* **Information provided**
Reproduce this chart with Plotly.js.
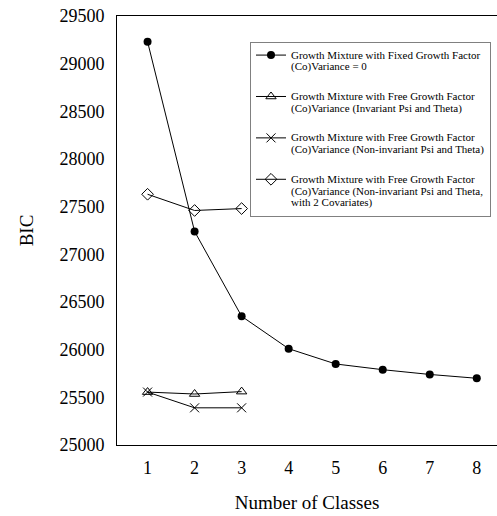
<!DOCTYPE html>
<html><head><meta charset="utf-8">
<script src="https://cdn.plot.ly/plotly-3.0.1.min.js"></script>
<style>body{margin:0;padding:0;background:#fff}</style>
</head><body>
<div id="chart" style="width:497px;height:516px"></div>
<script>
const classes = [1, 2, 3, 4, 5, 6, 7, 8];
const fixedBIC = [29230, 27240, 26350, 26010, 25850, 25790, 25740, 25700];
const invariantBIC = [25555, 25535, 25560];
const noninvariantBIC = [25555, 25390, 25390];
const covariatesBIC = [27630, 27460, 27480];
const seriesNames = [
  "Growth Mixture with Fixed Growth Factor<br>(Co)Variance = 0",
  "Growth Mixture with Free Growth Factor<br>(Co)Variance (Invariant Psi and Theta)",
  "Growth Mixture with Free Growth Factor<br>(Co)Variance (Non-invariant Psi and Theta)",
  "Growth Mixture with Free Growth Factor<br>(Co)Variance (Non-invariant Psi and Theta,<br>with 2 Covariates)"
];
const yTicks = [25000, 25500, 26000, 26500, 27000, 27500, 28000, 28500, 29000, 29500];

function wrap(s){ return s.split('<br>').map(t => '<span style="font-size:11px">' + t + '</span>').join('<br>'); }

const line = {color: '#000', width: 1};
const traces = [
  {x: classes, y: fixedBIC, name: wrap(seriesNames[0]), legendgroup: 'a', mode: 'lines+markers', line: line,
   marker: {symbol: 'circle', size: 8, color: '#000'}},
  {x: classes.slice(0, 3), y: invariantBIC, name: wrap(seriesNames[1]), legendgroup: 'b', mode: 'lines+markers', line: line,
   marker: {symbol: 'triangle-up-open', size: 9, color: '#000', line: {width: 1, color: '#000'}}},
  {x: classes.slice(0, 3), y: noninvariantBIC, name: wrap(seriesNames[2]), legendgroup: 'c', mode: 'lines+markers', line: line,
   marker: {symbol: 'x-thin-open', size: 9, color: '#000', line: {width: 1, color: '#000'}}},
  {x: classes.slice(0, 3), y: covariatesBIC, name: wrap(seriesNames[3]), legendgroup: 'd', mode: 'lines+markers', line: line,
   marker: {symbol: 'diamond-open', size: 9, color: '#000', line: {width: 1, color: '#000'}}}
];

const font = {family: '"Liberation Serif", "Times New Roman", serif', color: '#000'};
const layout = {
  width: 497, height: 516,
  margin: {l: 117, r: 0, t: 16, b: 71},
  paper_bgcolor: '#fff', plot_bgcolor: '#fff',
  font: font,
  showlegend: true,
  legend: {
    x: 0.35, y: 0.94, xanchor: 'left', yanchor: 'top',
    bordercolor: '#808080', borderwidth: 1, bgcolor: '#fff',
    font: Object.assign({}, font, {size: 9}),
    itemwidth: 30, tracegroupgap: 15, traceorder: 'grouped', valign: 'top'
  },
  xaxis: {
    range: [0.35, 8.43], tickmode: 'array', tickvals: classes, ticktext: classes.map(String),
    showgrid: false, zeroline: false, showline: true, linecolor: '#000', linewidth: 1, mirror: true,
    ticks: '', ticklabelstandoff: 6, automargin: false,
    tickfont: Object.assign({}, font, {size: 18}),
    title: {text: 'Number of Classes', font: Object.assign({}, font, {size: 19}), standoff: 19}
  },
  yaxis: {
    range: [25000, 29500], tickmode: 'array', tickvals: yTicks, ticktext: yTicks.map(String),
    showgrid: false, zeroline: false, showline: true, linecolor: '#000', linewidth: 1, mirror: false,
    ticks: '', ticklabelstandoff: 8, automargin: false,
    tickfont: Object.assign({}, font, {size: 18}),
    title: {text: 'BIC', font: Object.assign({}, font, {size: 19}), standoff: 20}
  }
};
Plotly.newPlot('chart', traces, layout, {displayModeBar: false, staticPlot: true});
</script>
</body></html>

* **Written problem**
In the listing above, find the lines holding the word "with" and copy them.

* **Complete response**
Reproduce this chart with Plotly.js.
  "Growth Mixture with Fixed Growth Factor<br>(Co)Variance = 0",
  "Growth Mixture with Free Growth Factor<br>(Co)Variance (Invariant Psi and Theta)",
  "Growth Mixture with Free Growth Factor<br>(Co)Variance (Non-invariant Psi and Theta)",
  "Growth Mixture with Free Growth Factor<br>(Co)Variance (Non-invariant Psi and Theta,<br>with 2 Covariates)"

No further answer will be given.